Return all of the data exactly as written, without the pictures.
──────── GIVEN DATA ────────
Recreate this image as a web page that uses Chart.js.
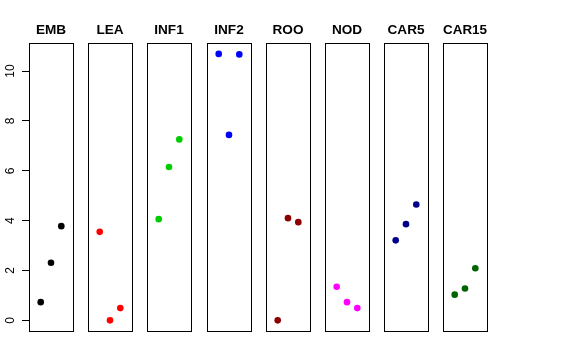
<!DOCTYPE html>
<html>
<head>
<meta charset="utf-8">
<script src="https://cdn.jsdelivr.net/npm/chart.js@4"></script>
<style>
  html, body { margin: 0; padding: 0; background: #fff; }
  #wrap { position: relative; width: 576px; height: 360px; overflow: hidden; background: #fff; }
  canvas { position: absolute; top: 0; }
</style>
</head>
<body>
<div id="wrap"></div>
<script>
// ---- data ----
const categories = ['EMB', 'LEA', 'INF1', 'INF2', 'ROO', 'NOD', 'CAR5', 'CAR15'];
const xPositions = [1, 2, 3];
const embValues   = [0.73, 2.31, 3.78];
const leaValues   = [3.55, 0.00, 0.49];
const inf1Values  = [4.06, 6.15, 7.26];
const inf2Values  = [10.69, 7.44, 10.67];
const rooValues   = [0.00, 4.10, 3.94];
const nodValues   = [1.35, 0.73, 0.49];
const car5Values  = [3.21, 3.86, 4.65];
const car15Values = [1.03, 1.28, 2.09];
const yTicks = [0, 2, 4, 6, 8, 10];
const seriesValues = [embValues, leaValues, inf1Values, inf2Values, rooValues, nodValues, car5Values, car15Values];
const seriesColors = ['#000000', '#FF0000', '#00CD00', '#0000FF', '#8B0000', '#FF00FF', '#00008B', '#006400'];

// ---- layout ----
const panelLefts = [29, 88, 147, 207, 266, 325, 384, 443];
const panelWidth = 44;
const panelTop = 43;
const panelBottom = 331;
const sidePad = 8;
const yAxisWidth = 29;
const FONT = "'Liberation Sans', Arial, Helvetica, sans-serif";

const boxPlugin = {
  id: 'panelBox',
  beforeDatasetsDraw(chart) {
    const a = chart.chartArea;
    const ctx = chart.ctx;
    ctx.save();
    ctx.strokeStyle = '#000';
    ctx.lineWidth = 1;
    ctx.strokeRect(Math.round(a.left) + 0.5, Math.round(a.top) + 0.5,
                   Math.round(a.right - a.left), Math.round(a.bottom - a.top));
    ctx.restore();
  }
};

const wrap = document.getElementById('wrap');
categories.forEach((cat, k) => {
  const withAxis = k === 0;
  const canvas = document.createElement('canvas');
  const leftPx = withAxis ? 0 : panelLefts[k] - sidePad;
  const widthPx = withAxis ? yAxisWidth + panelWidth + sidePad : panelWidth + 2 * sidePad;
  canvas.width = widthPx;
  canvas.height = 360;
  canvas.style.left = leftPx + 'px';
  canvas.style.width = widthPx + 'px';
  canvas.style.height = '360px';
  wrap.appendChild(canvas);

  const titleLine = 13.6 * 1.2;
  const titleTopPad = 22.5;
  const yScale = {
    type: 'linear',
    display: withAxis,
    position: 'left',
    min: -0.428,
    max: 11.128,
    afterBuildTicks(scale) { scale.ticks = yTicks.map(v => ({ value: v })); },
    border: { display: false },
    grid: {
      display: true,
      drawOnChartArea: false,
      drawTicks: true,
      tickLength: 7,
      tickWidth: 1,
      tickColor: '#000'
    },
    ticks: {
      minRotation: 90,
      maxRotation: 90,
      crossAlign: 'center',
      padding: 5,
      color: '#000',
      font: { family: FONT, size: 12 },
      callback: (v) => String(v)
    }
  };
  if (withAxis) yScale.afterFit = (scale) => { scale.width = yAxisWidth; };

  new Chart(canvas.getContext('2d'), {
    type: 'scatter',
    data: {
      datasets: [{
        label: cat,
        data: xPositions.map((x, i) => ({ x: x, y: seriesValues[k][i] })),
        backgroundColor: seriesColors[k],
        borderColor: seriesColors[k],
        borderWidth: 0,
        pointRadius: 3.3,
        pointHoverRadius: 3.3
      }]
    },
    options: {
      responsive: false,
      animation: false,
      devicePixelRatio: 1,
      events: [],
      layout: {
        autoPadding: false,
        padding: { left: withAxis ? 0 : sidePad, right: sidePad, top: 0, bottom: 360 - panelBottom }
      },
      plugins: {
        legend: { display: false },
        tooltip: { enabled: false },
        title: {
          display: true,
          fullSize: false,
          text: cat,
          color: '#000',
          font: { family: FONT, size: 13.6, weight: 'bold', lineHeight: 1.2 },
          padding: { top: titleTopPad, bottom: panelTop - titleTopPad - titleLine }
        }
      },
      scales: {
        x: {
          type: 'linear',
          display: false,
          min: 2 - 2.136,
          max: 2 + 2.136
        },
        y: yScale
      }
    },
    plugins: [boxPlugin]
  });
});
</script>
</body>
</html>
────────
- EXERCISE RESULT -
Recreate this image as a web page that uses Chart.js.
<!DOCTYPE html>
<html>
<head>
<meta charset="utf-8">
<script src="https://cdn.jsdelivr.net/npm/chart.js@4"></script>
<style>
  html, body { margin: 0; padding: 0; background: #fff; }
  #wrap { position: relative; width: 576px; height: 360px; overflow: hidden; background: #fff; }
  canvas { position: absolute; top: 0; }
</style>
</head>
<body>
<div id="wrap"></div>
<script>
// ---- data ----
const categories = ['EMB', 'LEA', 'INF1', 'INF2', 'ROO', 'NOD', 'CAR5', 'CAR15'];
const xPositions = [1, 2, 3];
const embValues   = [0.73, 2.31, 3.78];
const leaValues   = [3.55, 0.00, 0.49];
const inf1Values  = [4.06, 6.15, 7.26];
const inf2Values  = [10.69, 7.44, 10.67];
const rooValues   = [0.00, 4.10, 3.94];
const nodValues   = [1.35, 0.73, 0.49];
const car5Values  = [3.21, 3.86, 4.65];
const car15Values = [1.03, 1.28, 2.09];
const yTicks = [0, 2, 4, 6, 8, 10];
const seriesValues = [embValues, leaValues, inf1Values, inf2Values, rooValues, nodValues, car5Values, car15Values];
const seriesColors = ['#000000', '#FF0000', '#00CD00', '#0000FF', '#8B0000', '#FF00FF', '#00008B', '#006400'];

// ---- layout ----
const panelLefts = [29, 88, 147, 207, 266, 325, 384, 443];
const panelWidth = 44;
const panelTop = 43;
const panelBottom = 331;
const sidePad = 8;
const yAxisWidth = 29;
const FONT = "'Liberation Sans', Arial, Helvetica, sans-serif";

const boxPlugin = {
  id: 'panelBox',
  beforeDatasetsDraw(chart) {
    const a = chart.chartArea;
    const ctx = chart.ctx;
    ctx.save();
    ctx.strokeStyle = '#000';
    ctx.lineWidth = 1;
    ctx.strokeRect(Math.round(a.left) + 0.5, Math.round(a.top) + 0.5,
                   Math.round(a.right - a.left), Math.round(a.bottom - a.top));
    ctx.restore();
  }
};

const wrap = document.getElementById('wrap');
categories.forEach((cat, k) => {
  const withAxis = k === 0;
  const canvas = document.createElement('canvas');
  const leftPx = withAxis ? 0 : panelLefts[k] - sidePad;
  const widthPx = withAxis ? yAxisWidth + panelWidth + sidePad : panelWidth + 2 * sidePad;
  canvas.width = widthPx;
  canvas.height = 360;
  canvas.style.left = leftPx + 'px';
  canvas.style.width = widthPx + 'px';
  canvas.style.height = '360px';
  wrap.appendChild(canvas);

  const titleLine = 13.6 * 1.2;
  const titleTopPad = 22.5;
  const yScale = {
    type: 'linear',
    display: withAxis,
    position: 'left',
    min: -0.428,
    max: 11.128,
    afterBuildTicks(scale) { scale.ticks = yTicks.map(v => ({ value: v })); },
    border: { display: false },
    grid: {
      display: true,
      drawOnChartArea: false,
      drawTicks: true,
      tickLength: 7,
      tickWidth: 1,
      tickColor: '#000'
    },
    ticks: {
      minRotation: 90,
      maxRotation: 90,
      crossAlign: 'center',
      padding: 5,
      color: '#000',
      font: { family: FONT, size: 12 },
      callback: (v) => String(v)
    }
  };
  if (withAxis) yScale.afterFit = (scale) => { scale.width = yAxisWidth; };

  new Chart(canvas.getContext('2d'), {
    type: 'scatter',
    data: {
      datasets: [{
        label: cat,
        data: xPositions.map((x, i) => ({ x: x, y: seriesValues[k][i] })),
        backgroundColor: seriesColors[k],
        borderColor: seriesColors[k],
        borderWidth: 0,
        pointRadius: 3.3,
        pointHoverRadius: 3.3
      }]
    },
    options: {
      responsive: false,
      animation: false,
      devicePixelRatio: 1,
      events: [],
      layout: {
        autoPadding: false,
        padding: { left: withAxis ? 0 : sidePad, right: sidePad, top: 0, bottom: 360 - panelBottom }
      },
      plugins: {
        legend: { display: false },
        tooltip: { enabled: false },
        title: {
          display: true,
          fullSize: false,
          text: cat,
          color: '#000',
          font: { family: FONT, size: 13.6, weight: 'bold', lineHeight: 1.2 },
          padding: { top: titleTopPad, bottom: panelTop - titleTopPad - titleLine }
        }
      },
      scales: {
        x: {
          type: 'linear',
          display: false,
          min: 2 - 2.136,
          max: 2 + 2.136
        },
        y: yScale
      }
    },
    plugins: [boxPlugin]
  });
});
</script>
</body>
</html>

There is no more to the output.